From the very beginning, the characters are the stars of your story. You introduce them, hopefully with flair, and start them on a logical path, which is your plot or in the very least relates to your plot, and are off on journey to the end of the story.

Here's one of the biggest problems that creeps in. A writer has to know their characters. They can't be logical if an author doesn't get in their heads and relate this information to the reader. I see more authors who are just spitting out cookie-cutter characters because they buy into the old adage, 'if it ain't broke, don't fix it'. I apply myself to the other side of the coin, 'variety is the spice of life'.
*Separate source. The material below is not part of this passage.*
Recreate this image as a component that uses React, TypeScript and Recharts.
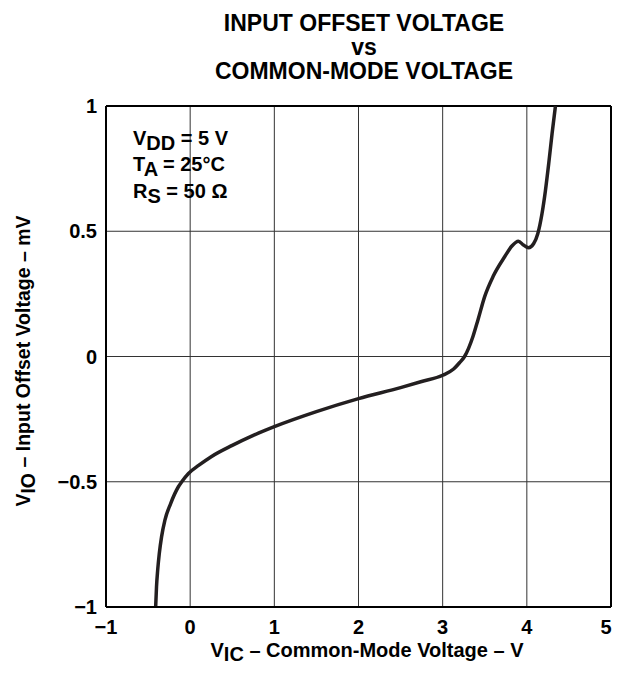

The second problem comes from what sends most e-publishers into a major apoplexy. I want their backstory. Not three chapters of it, but enough to understand what on earth is going on with them. Give me more than the tidbit. A reader wants a firm understanding in a few paragraphs so they can wrap their brain around who these characters are.

Get out of cliché. Big, big, big deal here. I heard from one agent friend the other day who said, so much of the same, so little time. Get some realism into your archetypes and give it credence rather than this, 'oh, I read this in a NYT bestseller, so I'll write it'. No. No. No. Work your characters so they are individuals. Readers want characters they can fall in love with and root for. Give them real reasons to do what they do rather than try to fit them into the plot.

Watch your emotional thrust. Emotions can't be a skipping stone across a pond. They have to ascend and descend logically. It's a process that takes time, but whenever you edit a chapter highlight the emotions so you can clearly see the thrust. Be very careful that a character, and I see it more on the heroine's side, isn't bipolar where they are one minute happy, the next sad, and less than a breath later, they're furious. Unless this is portrayed correctly and in context to the scene, this will confuse the reader.

I'm sure I'll think of a couple more, but these are the biggest ones I've seen lately.

Tell me, what turns you off when it comes to characters?

Until next time – cheers and happy writing,



Z(Aasiyah/Nolwynn) said...

Characters that don't make sense! That really anooys me big time. I mean, the basic thing a reader would expect is to grasp the GMC of a character. Otherwise how can you expect the reader to first, understand what your character is up to, and second, the whole lot of 'whys' inherent to a plot. A plot that doesn't have me asking 'why' is just a meandering stream going through pleasant settings.

A lot of writers think their readers are dumb, so they dumb-down a story to the point where there is no compulsion at all to read the story.

Another of my peeves is polarized characters, but I'm keeping that for my post tomorrow!

Good posts again, T.J.



Sandy said...

LOL T.J., I've been working on my heroine, so she's not so bi-polar. Grin.